Asparagus and Peppers with Goat Cheese

 

 

Asparagus is a wonderful vegetable that is low in calories but high in vitamins and minerals. It is high in fiber and has natural diuretic properties, not to mention that it tastes great as well. I love them outside on the grill, but roasting them indoors can also be an excellent choice for a beautiful dish. The blend of flavors in this dish marry for a explosion of flavors.

 

 

2 tablespoons olive oil
1 tablespoon unsalted butter
2 pounds 1/2 inch thick asparagus spears
kosher salt
ground black pepper
1/2 of a lemon
2 medium red bell peppers, seeded and cut to 1/4 inch strips
2 tablespoons chopped fresh mint leaves
4 ounces goat cheese, crumbled

 

 

Heat the oil in a skillet over medium heat until shimmering. Add the peppers and cook, stirring occasionally, 4 to 5 minutes. Transfer peppers to bowl and cover. Clean the skillet with water and dry well.

 

Heat oil and butter in the skillet over medium heat.
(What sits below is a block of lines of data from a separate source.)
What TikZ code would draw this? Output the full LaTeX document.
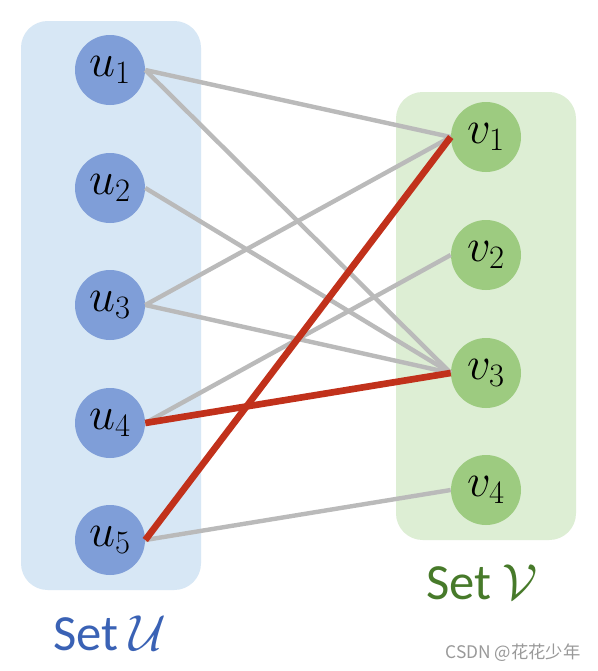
\RequirePackage{fix-cm}
\documentclass[tikz,border=0pt]{standalone}
\usepackage{fontspec}
\setsansfont{Carlito}
\newfontfamily\cjkfont{Noto Sans CJK SC}
\begin{document}
\begin{tikzpicture}[x=0.75pt,y=-0.75pt]
\definecolor{boxU}{HTML}{D7E7F5}
\definecolor{nodeU}{HTML}{7F9ED8}
\definecolor{boxV}{HTML}{DDEED4}
\definecolor{nodeV}{HTML}{9DCB80}
\definecolor{edgegray}{HTML}{BABABA}
\definecolor{edgered}{HTML}{C1311B}
\definecolor{labU}{HTML}{3A62B5}
\definecolor{labV}{HTML}{477A2A}
\tikzset{
  setbox/.style={rounded corners=20pt},
  unode/.style={circle,fill=nodeU,minimum size=52.5pt,inner sep=0pt,font=\fontsize{35}{40}\selectfont},
  vnode/.style={circle,fill=nodeV,minimum size=52.5pt,inner sep=0pt,font=\fontsize{35}{40}\selectfont},
  plain/.style={draw=edgegray,line width=3.3pt},
  match/.style={draw=edgered,line width=5pt},
  setlabel/.style={font=\sffamily\fontsize{38}{42}\selectfont,inner sep=0pt}
}
\useasboundingbox[fill=white] (0,0) rectangle (597,671);
\fill[boxU,setbox] (21,21) rectangle (201,590);
\fill[boxV,setbox] (396,92) rectangle (576,540);
\node[unode] (u1) at (110,70) {$u_1$};
\node[unode] (u2) at (110,188) {$u_2$};
\node[unode] (u3) at (110,305) {$u_3$};
\node[unode] (u4) at (110,423) {$u_4$};
\node[unode] (u5) at (110,540) {$u_5$};
\node[vnode] (v1) at (486,137) {$v_1$};
\node[vnode] (v2) at (486,255) {$v_2$};
\node[vnode] (v3) at (486,373) {$v_3$};
\node[vnode] (v4) at (486,490) {$v_4$};
\draw[plain] (u1.east) -- (v1.west);
\draw[plain] (u1.east) -- (v3.west);
\draw[plain] (u2.east) -- (v3.west);
\draw[plain] (u3.east) -- (v1.west);
\draw[plain] (u3.east) -- (v3.west);
\draw[plain] (u4.east) -- (v2.west);
\draw[plain] (u5.east) -- (v4.west);
\draw[match] (u4.east) -- (v3.west);
\draw[match] (u5.east) -- (v1.west);
\node[setlabel,text=labU] (setU) at (110,633) {Set $\mathcal{U}$};
\node[setlabel,text=labV] (setV) at (482,582) {Set $\mathcal{V}$};
\node[font=\cjkfont\fontsize{13}{15}\selectfont,text=gray!80,inner sep=0pt] (wm) at (513,653) {CSDN @花花少年};
\end{tikzpicture}
\end{document}
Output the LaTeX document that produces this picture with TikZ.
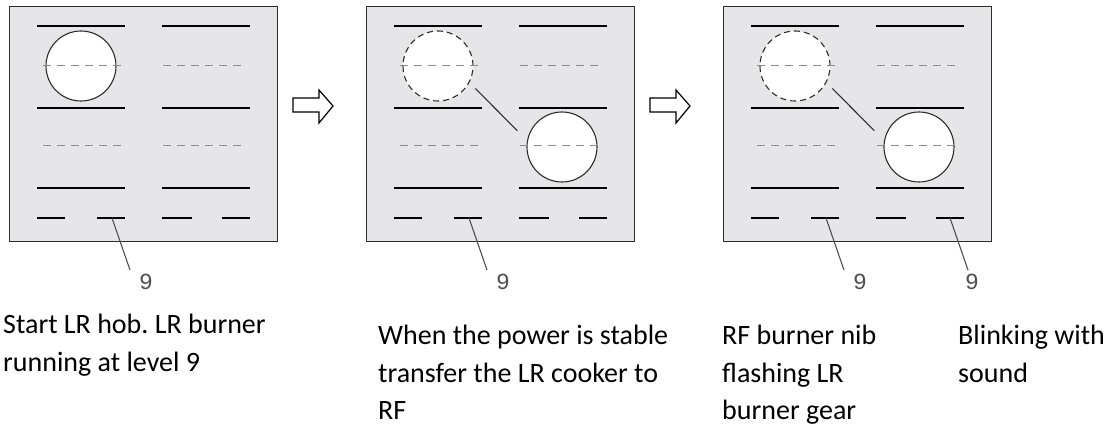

When butter has melted, add the asparagus to skillet making sure to use tongs to arrange so that as many as possible are in a single layer. Cover and cook until asparagus is bright green and still crisp. This step will take about 3-5 minutes, but be careful not to overcook if you are using a thinner spear. Extremely thin spears should not be used.

 

Uncover and increase heat to high and add salt and pepper. Cook until the spears are tender and well browned along one side, using tongs to occasionally adjust spears for even cooking, 5 to 7 minutes. Transfer asparagus to serving dish, adjust salt and pepper to taste, squeeze lemon over spears and top with the peppers. mint, and goat cheese. Serve immediately.